Financial data are nonlinear, high‑frequency, and discontinuous, making them difficult to model with classical neural networks that cannot automatically select optimal model order. The study develops neuron‑adaptive higher‑order neural‑network (NAHONN) models to automatically select optimal model structure for financial data. The authors introduce 1‑D, 2‑D, and n‑D NAHONN architectures, a learning algorithm, and NAHONN Group (NAHONG) models to train these networks. NAHONNs and NAHONGs converge, universally approximate financial data, and automatically determine optimal model order, offering transparent, expert‑acceptable solutions.

Abstract

Real-world financial data is often nonlinear, comprises high-frequency multipolynomial components, and is discontinuous (piecewise continuous). Not surprisingly, it is hard to model such data. Classical neural networks are unable to automatically determine the optimum model and appropriate order for financial data approximation. We address this problem by developing neuron-adaptive higher order neural-network (NAHONN) models.
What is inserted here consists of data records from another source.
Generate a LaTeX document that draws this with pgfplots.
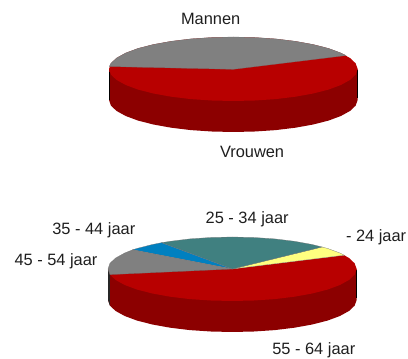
\documentclass[border=0pt]{standalone}
\usepackage{fontspec}
\setmainfont{Liberation Sans}
\usepackage{pgfplots}
\pgfplotsset{compat=1.18}
\definecolor{pieRed}{RGB}{184,0,0}
\definecolor{pieDark}{RGB}{140,0,0}
\definecolor{pieGray}{RGB}{128,128,128}
\definecolor{pieTeal}{RGB}{64,128,128}
\definecolor{pieBlue}{RGB}{0,128,192}
\definecolor{pieYellow}{RGB}{255,255,128}
\definecolor{labelInk}{RGB}{30,30,30}
\tikzset{
  wedge/.style={draw=black!55, line width=0.25pt},
  lbl/.style={inner sep=0pt, outer sep=0pt, anchor=base west,
    text=labelInk, font=\fontsize{16.4}{18}\selectfont},
}
\begin{document}
\begin{tikzpicture}
\begin{axis}[
  scale only axis, width=408pt, height=358pt,
  xmin=0, xmax=408, ymin=0, ymax=358,
  y dir=reverse, hide axis, clip=false,
]
% Full canvas, so the page keeps its size
\path (axis cs:0,0) rectangle (axis cs:408,358);
% Gender pie: side wall
\addplot[fill=pieDark, draw=none] coordinates {(109,69)(109,100)(110.9,105.6)(116.5,110.9)(125.7,116)(138.1,120.6)(153.4,124.5)(171.1,127.7)(190.8,130.1)(211.7,131.5)(233.3,132)(254.9,131.5)(275.8,130.1)(295.5,127.7)(313.2,124.5)(328.5,120.6)(340.9,116)(350.1,110.9)(355.7,105.6)(357.6,100)(357.6,69)} -- cycle;
\addplot[black, line width=0.5pt] coordinates {(109.1,72)(109.1,100)};
\addplot[black, line width=0.5pt] coordinates {(357.5,70)(357.5,98)};
% Gender pie: top face, Vrouwen
\addplot[fill=pieRed, draw=none] coordinates {(357.6,69)(355.7,63.4)(350.1,58.1)(340.9,53)(328.5,48.4)(313.2,44.5)(295.5,41.3)(275.8,38.9)(254.9,37.5)(233.3,37)(211.7,37.5)(190.8,38.9)(171.1,41.3)(153.4,44.5)(138.1,48.4)(125.7,53)(116.5,58.1)(110.9,63.4)(109,69)(110.9,74.6)(116.5,79.9)(125.7,85)(138.1,89.6)(153.4,93.5)(171.1,96.7)(190.8,99.1)(211.7,100.5)(233.3,101)(254.9,100.5)(275.8,99.1)(295.5,96.7)(313.2,93.5)(328.5,89.6)(340.9,85)(350.1,79.9)(355.7,74.6)} -- cycle;
% Gender pie: top face, Mannen
\addplot[fill=pieGray, wedge] coordinates {(233.3,69.3)(346,55.5)(340.9,53)(328.5,48.4)(313.2,44.5)(295.5,41.3)(275.8,38.9)(254.9,37.5)(233.3,37)(211.7,37.5)(190.8,38.9)(171.1,41.3)(153.4,44.5)(138.1,48.4)(125.7,53)(116.5,58.1)(110.9,63.4)(109.3,66.5)} -- cycle;

% Age pie: side wall
\addplot[fill=pieDark, draw=none] coordinates {(108,269)(108,300)(109.9,305.6)(115.5,310.9)(124.7,316)(137.1,320.6)(152.4,324.5)(170.1,327.7)(189.8,330.1)(210.7,331.5)(232.3,332)(253.9,331.5)(274.8,330.1)(294.5,327.7)(312.2,324.5)(327.5,320.6)(339.9,316)(349.1,310.9)(354.7,305.6)(356.6,300)(356.6,269)} -- cycle;
\addplot[fill=black!85, draw=none] coordinates {(108,269)(109.9,274.6)(109.9,305.6)(108,300)} -- cycle;
\addplot[black, line width=0.5pt] coordinates {(356.5,270)(356.5,298)};
% Age pie: top face, 55 - 64 jaar
\addplot[fill=pieRed, draw=none] coordinates {(232.3,269)(344.2,255.2)(349.1,258.1)(354.7,263.4)(356.6,269)(354.7,274.6)(349.1,279.9)(339.9,285)(327.5,289.6)(312.2,293.5)(294.5,296.7)(274.8,299.1)(253.9,300.5)(232.3,301)(210.7,300.5)(189.8,299.1)(170.1,296.7)(152.4,293.5)(137.1,289.6)(124.7,285)(115.5,279.9)(109.9,274.6)} -- cycle;
% Age pie: top face, - 24 jaar
\addplot[fill=pieYellow, wedge] coordinates {(232.3,269)(322,247)(327.5,248.4)(339.9,253)(344.2,255.2)} -- cycle;
% Age pie: top face, 25 - 34 jaar
\addplot[fill=pieTeal, wedge] coordinates {(232.3,269)(161.5,242.7)(170.1,241.3)(189.8,238.9)(210.7,237.5)(232.3,237)(253.9,237.5)(274.8,238.9)(294.5,241.3)(312.2,244.5)(322,247)} -- cycle;
% Age pie: top face, 35 - 44 jaar
\addplot[fill=pieBlue, wedge] coordinates {(232.3,269)(132.7,249.8)(137.1,248.4)(152.4,244.5)(161.5,242.7)} -- cycle;
% Age pie: top face, 45 - 54 jaar
\addplot[fill=pieGray, wedge] coordinates {(232.3,269)(109.9,274.6)(108,269)(109.9,263.4)(115.5,258.1)(124.7,253)(132.7,249.8)} -- cycle;

\node[lbl] at (axis cs:181,25) {Mannen};
\node[lbl] at (axis cs:220,158) {Vrouwen};
\node[lbl] at (axis cs:205.7,224) {25 - 34 jaar};
\node[lbl] at (axis cs:52.3,235) {35 - 44 jaar};
\node[lbl] at (axis cs:14.5,265.7) {45 - 54 jaar};
\node[lbl] at (axis cs:346,242) {- 24 jaar};
\node[lbl] at (axis cs:272.3,355) {55 - 64 jaar};
\end{axis}
\end{tikzpicture}
\end{document}
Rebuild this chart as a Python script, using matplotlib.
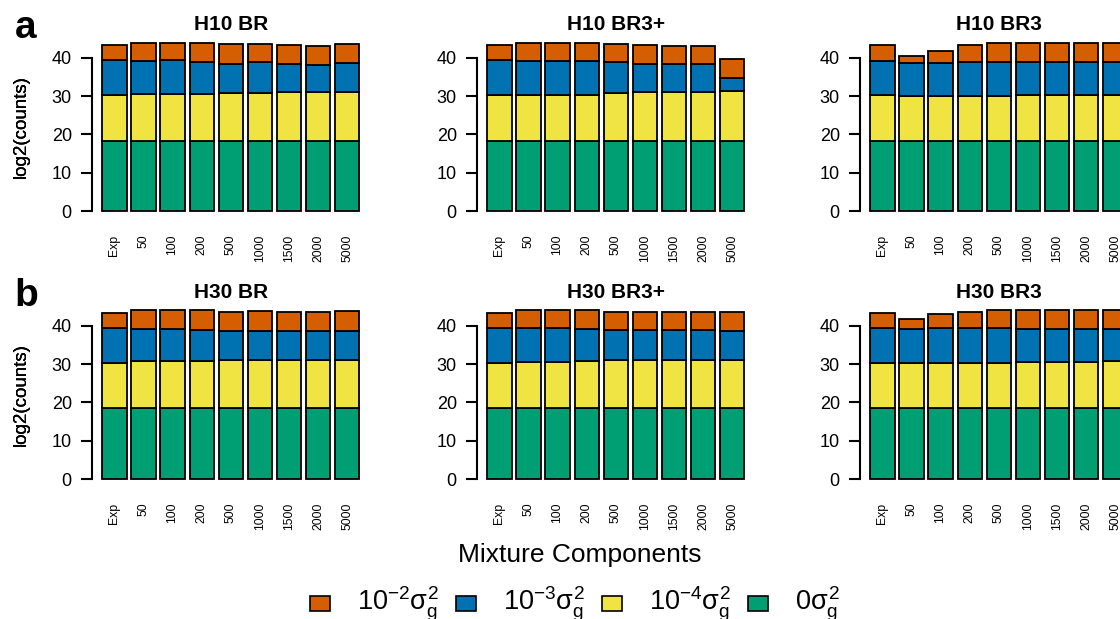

After introducing one-dimensional (1-D), two-dimensional (2-D), and n-dimensional NAHONN models, we present an appropriate learning algorithm. Network convergence and the universal approximation capability of NAHONNs are also established. NAHONN Group models (NAHONGs) are also introduced. Both NAHONNs and NAHONGs are shown to be "open box" and as such are more acceptable to financial experts than classical (closed box) neural networks. These models are further shown to be capable of automatically finding not only the optimum model, but also the appropriate order for specific financial data.